Adding to the directory woes, many publishers struggle to translate their long-successful print directories to the Web. As a result, dozens of third-party vendors have created businesses out of taking on the online directory workload. For publishers that are looking to get out of managing their online directory entirely, some vendors will take over every aspect of the directory process handling data collection, technology, sales and payments.
“Publishers are more than willing to hand [directories] off,” says Viki Zabala, VP of Marketing for Jazd, one vendor that takes on the entire directory workflow.
These “complete suite” vendors take a publisher’s existing data, often the remnants of a print directory, and create an online offering with the vendor’s technology and the publisher’s branding. The vendor will then take a revenue share of the total sales. Mediabrains, for example, takes 70 percent.
"They say: ‘Here you go, make us some money’," says Jay Steffey, sales director at Mediabrains.
In Jazd’s case, the company spends a week researching the publisher’s users, existing taxonomy and branding. Depending on how much data is provided by the publisher, a directory can be operational in just over a month.
However, some experts caution against publishers surrendering complete control of their directory business to a service provider.
"You can outsource some of the mechanical aspects, like web development," says Russell Perkins, founder and managing director of information publishing consultancy InfoCommerce Group. "But it’s dangerous to yield too much of the process to third parties. You want to stay relatively close to the data."
For those who would like to maintain a little more control and responsibility, there are vendors who offer the directory platform using a “Software as a Service” (SaaS) model where publishers pay a yearly subscription to use the vendor’s technology but still maintain control over the content in the directory.
“The revenue pie is bigger [when outsourcing the entire workflow], but publishers are giving away so much more of the revenue,” says Sue O'Keefe, director of marketing at mBlast, an SaaS vendor.

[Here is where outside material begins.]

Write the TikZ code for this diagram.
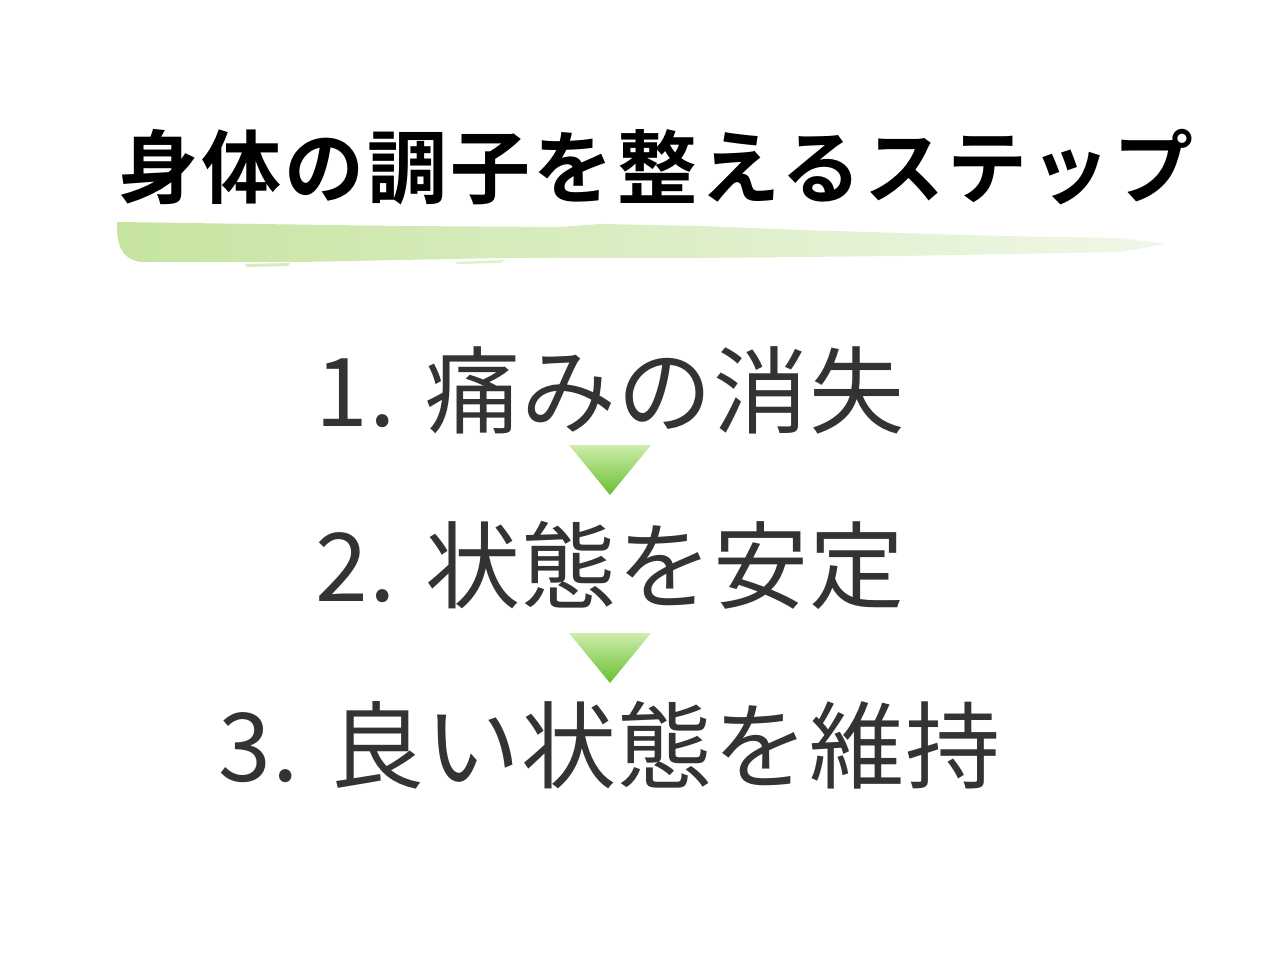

mBlast offers its technology for $7,995 a year, placing the sales and data collection responsibility with the publisher. With some technical knowledge, publishers can fit their directory into an existing template or use the company’s API to integrate the data with other data products.
Such vendors typically offer a feature to allow users to add content to the directory but will not take on any of the data collection responsibilities. While O’Keefe says mBlast can track the sales process, the company won’t dedicate staff to publisher directory sales. That’s a deal-breaker for some publishers.
"My clients are often relieved to turn sales over to an outside vendor,” says Fulton, who says he subcontracts sales to telemarketers.
According to Fulton, sales staffs often struggle to sell online directories, because they were typically free add-ons to print directory buys. However, as print directories become antiquated, it is difficult to assign a sales staffer to sell against the online directory, as the cost and commission are much lower.
The often-difficult transition from a print focus to a digital focus is a key reason publishers choose to outsource to vendors in the first place.
“When you move from a print to an online directory it’s a change of attitude,” says Steffey.